Pompeo meets Turkish FM Cavusoglu to seek pastor’s release

US secretary of state defends Turkey sanctions while Ankara says threats and sanctions won’t work.

U.S. Secretary of State Mike Pompeo arrives at Royal Malaysian Air Force base in Subang
US Secretary of State Mike Pompeo met his Turkish counterpart in Singapore [Lai Seng Sin/Reuters]

US Secretary of State Mike Pompeo has held talks with his Turkish counterpart Mevlut Cavusoglu in Singapore to seek the release of detained American pastor.

Friday’s meeting on the sidelines of the Southeast Asian security conference comes just days after the US hit senior Turkish officials with sanctions over the case, straining ties between the NATO allies.

Pompeo also said he would be seeking the release of several local employees of the US diplomatic missions in Turkey.

The Turkish foreign minister told his US counterpart that threats won’t work. “We have said from the start that the other side’s threatening language and sanctions will not get any result. We repeated this today,” Cavusoglu told reporters after the meeting.

The Evangelical Christian pastor, Andrew Craig Brunson, was arrested in December 2016 following a failed coup on charges of “committing crimes on behalf of terror groups without being a member” and espionage.


Pompeo defended Wednesday’s sanctions as a sign of how seriously the administration takes Brunson’s case.

“The Turks were on notice that the clock had run out and it was time for Pastor Brunson to be returned and I hope they’ll see this for what it is: a demonstration that we’re very serious,” he told reporters on board his plane as he flew to Singapore from Kuala Lumpur, Malaysia.

“We consider this one of the many issues that we have with the Turks,” Pompeo added.

He did not elaborate but Washington and Ankara have been at odds over numerous matters, including Turkey’s continued detention of three Turkish employees of the US consulate in Istanbul, as well as military activity in northern Syria, and Turkey’s plans to buy an advanced air defence system from Russia.

“Brunson needs to come home as do all the Americans being held by the Turkish government,” he said.

Brunson and the US government vehemently deny the charges. 

Andrew Brunson faces a prison sentence of up to 35 years if convicted [Evren Atalay/Anadolu]
Andrew Brunson faces a prison sentence of up to 35 years if convicted [Evren Atalay/Anadolu]

Last week, President Donald Trump and Vice President Mike Pence threatened to impose sanctions on Turkey if Brunson were not immediately released. 

Turkish President Recep Tayyip Erdogan has rejected the US demands, saying his government won’t back down and is willing to “go its own way” if the US acted.

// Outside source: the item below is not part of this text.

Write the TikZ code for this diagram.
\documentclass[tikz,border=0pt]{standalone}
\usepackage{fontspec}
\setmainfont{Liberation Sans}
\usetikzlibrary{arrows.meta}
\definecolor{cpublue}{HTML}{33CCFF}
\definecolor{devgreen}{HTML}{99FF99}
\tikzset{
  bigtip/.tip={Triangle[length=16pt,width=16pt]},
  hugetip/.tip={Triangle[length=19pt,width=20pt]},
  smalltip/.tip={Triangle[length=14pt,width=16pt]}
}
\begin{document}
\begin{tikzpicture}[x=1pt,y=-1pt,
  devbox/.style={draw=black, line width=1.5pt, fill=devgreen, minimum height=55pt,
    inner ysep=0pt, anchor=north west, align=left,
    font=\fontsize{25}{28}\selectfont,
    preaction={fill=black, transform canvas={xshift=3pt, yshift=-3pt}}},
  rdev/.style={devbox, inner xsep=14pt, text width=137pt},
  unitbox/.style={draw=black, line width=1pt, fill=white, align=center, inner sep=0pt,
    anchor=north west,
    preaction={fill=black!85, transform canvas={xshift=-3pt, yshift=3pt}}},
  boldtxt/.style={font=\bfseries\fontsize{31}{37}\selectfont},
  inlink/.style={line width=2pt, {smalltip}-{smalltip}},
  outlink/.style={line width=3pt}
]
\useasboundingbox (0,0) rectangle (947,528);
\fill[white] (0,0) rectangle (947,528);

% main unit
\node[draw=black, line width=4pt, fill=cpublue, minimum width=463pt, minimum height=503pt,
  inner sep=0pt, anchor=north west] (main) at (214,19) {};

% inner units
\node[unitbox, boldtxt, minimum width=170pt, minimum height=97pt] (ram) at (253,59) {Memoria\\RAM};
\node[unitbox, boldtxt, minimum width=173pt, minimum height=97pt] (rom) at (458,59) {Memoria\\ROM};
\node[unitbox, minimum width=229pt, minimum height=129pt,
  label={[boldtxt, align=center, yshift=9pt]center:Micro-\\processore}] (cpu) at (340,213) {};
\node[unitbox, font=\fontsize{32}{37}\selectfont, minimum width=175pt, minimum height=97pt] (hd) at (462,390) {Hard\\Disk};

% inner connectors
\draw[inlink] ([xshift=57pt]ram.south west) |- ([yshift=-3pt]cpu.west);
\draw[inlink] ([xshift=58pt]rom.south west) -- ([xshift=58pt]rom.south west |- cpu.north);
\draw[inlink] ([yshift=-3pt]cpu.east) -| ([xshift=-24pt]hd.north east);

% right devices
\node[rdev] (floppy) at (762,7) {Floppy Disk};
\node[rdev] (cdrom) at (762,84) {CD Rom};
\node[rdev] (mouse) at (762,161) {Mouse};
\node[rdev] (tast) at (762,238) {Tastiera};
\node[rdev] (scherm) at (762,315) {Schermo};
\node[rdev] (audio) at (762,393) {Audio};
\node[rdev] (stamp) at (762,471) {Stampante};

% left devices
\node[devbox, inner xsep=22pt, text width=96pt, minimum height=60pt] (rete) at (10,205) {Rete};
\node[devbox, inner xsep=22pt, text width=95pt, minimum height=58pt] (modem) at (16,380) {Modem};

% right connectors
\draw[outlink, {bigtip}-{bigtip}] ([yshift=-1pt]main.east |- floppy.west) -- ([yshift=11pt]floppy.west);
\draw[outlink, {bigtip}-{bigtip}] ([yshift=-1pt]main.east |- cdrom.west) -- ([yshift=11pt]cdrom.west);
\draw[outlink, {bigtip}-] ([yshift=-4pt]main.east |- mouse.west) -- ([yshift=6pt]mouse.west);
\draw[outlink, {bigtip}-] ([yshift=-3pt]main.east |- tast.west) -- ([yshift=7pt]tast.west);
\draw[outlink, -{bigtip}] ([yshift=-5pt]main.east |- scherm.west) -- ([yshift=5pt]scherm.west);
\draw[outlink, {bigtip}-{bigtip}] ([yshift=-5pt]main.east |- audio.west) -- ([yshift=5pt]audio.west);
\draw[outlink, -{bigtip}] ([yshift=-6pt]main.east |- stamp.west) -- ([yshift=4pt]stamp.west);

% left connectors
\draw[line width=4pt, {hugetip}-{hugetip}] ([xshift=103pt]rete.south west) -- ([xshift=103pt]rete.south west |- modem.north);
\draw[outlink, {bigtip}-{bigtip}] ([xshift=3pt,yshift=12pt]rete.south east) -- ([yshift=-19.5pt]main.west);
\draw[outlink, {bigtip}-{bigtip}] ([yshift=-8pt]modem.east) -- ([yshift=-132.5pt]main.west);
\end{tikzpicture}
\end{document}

The Turks have also vowed to retaliate for the sanctions “without delay.”

The Turkish foreign ministry called the sanctions a “disrespectful intervention in our legal system” that would harm “the constructive efforts towards resolving problems between the two countries.”

Although he was released to home detention, he faces a prison sentence of up to 35 years if he is convicted on both counts at the end of his ongoing trial.

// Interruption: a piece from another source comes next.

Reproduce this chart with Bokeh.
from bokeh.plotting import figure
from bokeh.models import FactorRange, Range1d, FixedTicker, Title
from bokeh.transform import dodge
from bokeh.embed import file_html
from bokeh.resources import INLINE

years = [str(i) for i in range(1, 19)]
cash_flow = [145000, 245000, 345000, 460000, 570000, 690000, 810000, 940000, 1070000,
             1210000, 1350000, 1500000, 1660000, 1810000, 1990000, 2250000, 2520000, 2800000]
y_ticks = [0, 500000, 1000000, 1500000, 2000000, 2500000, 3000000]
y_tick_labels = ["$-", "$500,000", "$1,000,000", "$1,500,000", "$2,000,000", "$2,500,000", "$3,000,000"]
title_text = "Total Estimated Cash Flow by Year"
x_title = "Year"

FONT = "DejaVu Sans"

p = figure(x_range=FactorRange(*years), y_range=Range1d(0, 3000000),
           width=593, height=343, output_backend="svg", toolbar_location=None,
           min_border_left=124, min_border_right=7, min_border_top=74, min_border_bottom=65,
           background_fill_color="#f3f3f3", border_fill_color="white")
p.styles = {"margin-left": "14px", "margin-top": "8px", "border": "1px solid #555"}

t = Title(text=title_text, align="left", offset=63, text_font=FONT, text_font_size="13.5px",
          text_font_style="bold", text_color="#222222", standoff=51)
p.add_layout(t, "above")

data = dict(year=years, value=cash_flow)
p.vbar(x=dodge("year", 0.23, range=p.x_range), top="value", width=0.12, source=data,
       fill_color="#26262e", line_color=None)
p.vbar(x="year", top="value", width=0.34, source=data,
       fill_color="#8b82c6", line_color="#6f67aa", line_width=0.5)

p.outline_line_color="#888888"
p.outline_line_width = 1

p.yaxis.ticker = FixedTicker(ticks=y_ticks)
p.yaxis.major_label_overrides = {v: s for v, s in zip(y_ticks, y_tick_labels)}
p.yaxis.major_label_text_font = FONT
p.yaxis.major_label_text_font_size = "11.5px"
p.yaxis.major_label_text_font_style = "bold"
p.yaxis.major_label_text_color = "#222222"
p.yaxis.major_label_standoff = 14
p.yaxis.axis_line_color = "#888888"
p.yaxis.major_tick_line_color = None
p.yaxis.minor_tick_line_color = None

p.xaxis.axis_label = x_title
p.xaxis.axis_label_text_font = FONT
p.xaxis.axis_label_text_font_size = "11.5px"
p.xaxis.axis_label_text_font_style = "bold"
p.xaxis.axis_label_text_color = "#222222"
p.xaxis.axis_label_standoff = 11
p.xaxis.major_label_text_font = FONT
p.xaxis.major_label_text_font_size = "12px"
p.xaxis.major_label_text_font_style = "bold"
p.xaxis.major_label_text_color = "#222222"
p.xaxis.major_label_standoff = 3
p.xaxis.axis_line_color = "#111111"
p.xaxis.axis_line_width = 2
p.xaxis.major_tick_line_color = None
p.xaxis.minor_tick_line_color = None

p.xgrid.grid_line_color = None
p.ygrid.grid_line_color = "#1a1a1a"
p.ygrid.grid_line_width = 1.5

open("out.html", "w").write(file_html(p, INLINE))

The pastor has lived in Turkey for 23 years and led the Izmir Resurrection Church.

Under the sanctions to be imposed by the Treasury Department, any property, or interest in property, belonging to Justice Minister Abdulhamit Gul or Interior Minister Suleyman Soylu within US jurisdiction would be blocked. Americans would generally be prohibited from doing business with them.

Erdogan has denied speculation that there had been an agreement to swap Brunson for Turkish citizens being held abroad, particularly 27-year-old Ebru Ozkan. Ozkan had been detained by Israel but was deported to Turkey this month.

Erdogan has also warned that Turkey would seek international arbitration if the US refused to deliver F-35 fighter jets in retaliation.